The arbitration agreement in this case cannot be said to be so vague or uncertain as to be unenforceable and section 29 of the Contract Act was referred to which will not be attracted if an agreement is capable of being made certain. (See also Donald Graham Vs. Asumal Khushalaas 12 IC 187. 15. It cannot just be assumed that in the present case the parties did not know what dispute they were referring to arbitration The parties appointed Divyanand Saraswati, petitioner 1, as arbitrator for ending the deadlock which existed in the institutions "GATYAWARODH DOOR KAREN" and further agreed that his decision would be binding on the parties "NIRNAY HAMEN MANYA HOGA". Thus, there can be no doubt that the parties were fully conscious of their dispute and the resultant deadlock.

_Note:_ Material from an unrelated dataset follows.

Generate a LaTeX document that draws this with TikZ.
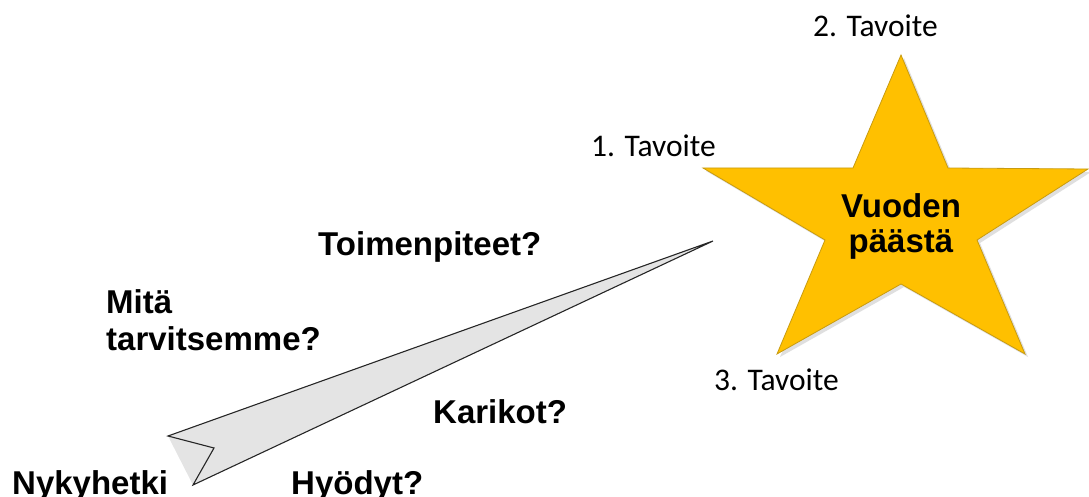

They appointed a private Court for the settlement of their dispute and agreed to abide by its award. 16. No other contention is raised before me by either side. As all other points have been decided by the Courts below in favour of the petitioners, it is not necessary to send back the case to the trial Court or the appellate Court. The award must forthwith be made a rule of the Court. 17. This revision is allowed. The judgments and orders passed by the Courts below are set aside. A decree shall, under section 17 of the Arbitration Act, be passed in terms of the award. The applicants shall get their costs throughout. Counsels fee of Rs. 50/- in this Court.